Wednesday, December 25, 2013

A Babe Wrapped in Swaddling Clothes


Fa la la la la and deck the halls.

Christmas trees adorned with lights and memories in the form of ornaments.

Presents followed by a mess of bows and wrapping paper.

Santa Clause, Rudolph, and Frosty the Snowman.

Happy Holidays.

Seasons Greetings.


A babe wrapped in swaddling clothes.

Merry CHRISTmas.



Man it is way too easy to make Christmas about commercialism.

About us.

“Me,” “My,” and “I” are the vocabulary of the season.

There is way more emphasis placed on receiving than giving, when isn’t giving where the real joy comes from?

I’m not saying it’s wrong or painful to receive gifts.

Quite the opposite really.

I love opening presents and getting new things.

The key here is just to remember that everything we open or get pales in comparison to the ultimate gift that we have been given.

A babe wrapped in swaddling clothes.

My prayer for myself and for you is that we would be humbled and filled with joy this Christmas by one of the most humbling things anyone has ever done.

The King of kings and the Lord of lords, the Creator and Sustainer of the entire UNIVERSE left the throne and the glories of Heaven, where He ruled and reigned, to come to this sin filled, disgusting earth.

This alone is astounding. This would be amazing even if He had come in the form of a king, in majesty and honor, in all that He is and is deserving of, to save this world.

But no. That’s not what happened and that’s why it is amazing all the more.

How did He come instead?

A babe wrapped in swaddling clothes.

A baby. Considerably one of the most feeble and helpless states a human could ever exist in.

The King of kings, helpless.

And then He had to grow up and endure the trials of this life.

All the drama and hardships and failure of bodies and immune systems we have to deal with: He suffered them too. Willingly. Without complaint or anger in His heart.

And then, as my home pastor has been wonderfully stating, the babe of Bethlehem became the Christ of Calvary.

And this Christ, Jesus, fulfilled every prophesy ever foretold, and by shedding His blood, His perfect, flawless blood, is able to present a filthy, wretched sinner like me as righteous before a just and holy God.

A babe wrapped in swaddling clothes.

Salvation from sin.

Oh praise Him!

Dance and sing and be filled with JOY about this fantastic gift that will never fail, break, or disappoint.

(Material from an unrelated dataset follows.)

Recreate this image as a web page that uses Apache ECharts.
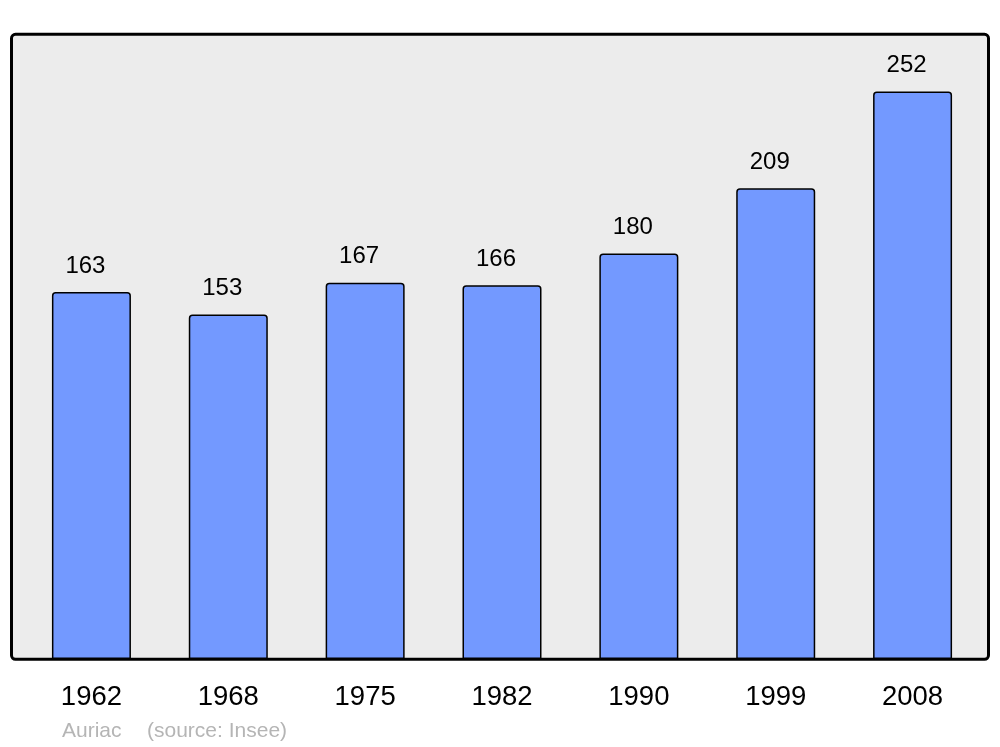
<!DOCTYPE html>
<html>
<head>
<meta charset="utf-8">
<script src="https://cdn.jsdelivr.net/npm/echarts@6/dist/echarts.min.js"></script>
<style>
html,body{margin:0;padding:0;background:#fff;}
#chart{width:1000px;height:747px;}
</style>
</head>
<body>
<div id="chart"></div>
<script>
const years = ['1962', '1968', '1975', '1982', '1990', '1999', '2008'];
const population = [163, 153, 167, 166, 180, 209, 252];
const place = 'Auriac';
const source = '(source: Insee)';

const chart = echarts.init(document.getElementById('chart'), null, {renderer: 'canvas'});
const FONT = '"Liberation Sans", Arial, sans-serif';
chart.setOption({
  animation: false,
  backgroundColor: '#ffffff',
  textStyle: {fontFamily: FONT},
  grid: {left: 23, right: 19, top: 34, bottom: 88},
  graphic: [
    {
      type: 'rect', z: -10, silent: true,
      shape: {x: 11.5, y: 34.3, width: 977, height: 625, r: 4},
      style: {fill: '#ececec', stroke: '#000000', lineWidth: 3}
    },
    {
      type: 'text', left: 62, top: 721,
      style: {text: place, fill: '#b5b5b5', font: '21px ' + FONT}
    },
    {
      type: 'text', left: 147, top: 721,
      style: {text: source, fill: '#b5b5b5', font: '21px ' + FONT}
    }
  ],
  xAxis: {
    type: 'category',
    data: years,
    axisLine: {show: false},
    axisTick: {show: false},
    axisLabel: {color: '#000', fontSize: 27.5, margin: 24, fontFamily: FONT}
  },
  yAxis: {
    type: 'value',
    min: 0,
    max: 277.5,
    show: false,
    splitLine: {show: false}
  },
  series: [{
    type: 'bar',
    data: population,
    barWidth: 79,
    itemStyle: {color: '#7399ff', borderColor: '#000000', borderWidth: 1.5, borderRadius: [3, 3, 0, 0]},
    label: {
      show: true, position: 'top', distance: 14, offset: [-6, 0],
      color: '#000', fontSize: 24, fontFamily: FONT
    }
  }]
});
</script>
</body>
</html>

And so, this Christmas, amongst many other things, I am most thankful that, by His grace, the Lord has chosen me and that every day He helps me to lay down my life and will in surrender to His. I am thankful that He loves me unconditionally. I am thankful that because of the humility of Jesus Christ, displayed in His birth, life, and death, I have the ultimate privilege of walking through life on this sin filled, disgusting earth with a perfect, loving God. I rejoice even more that when I leave this earth I will be in the presence of my Almighty God and will get to praise Him forever and ever in all of His glory.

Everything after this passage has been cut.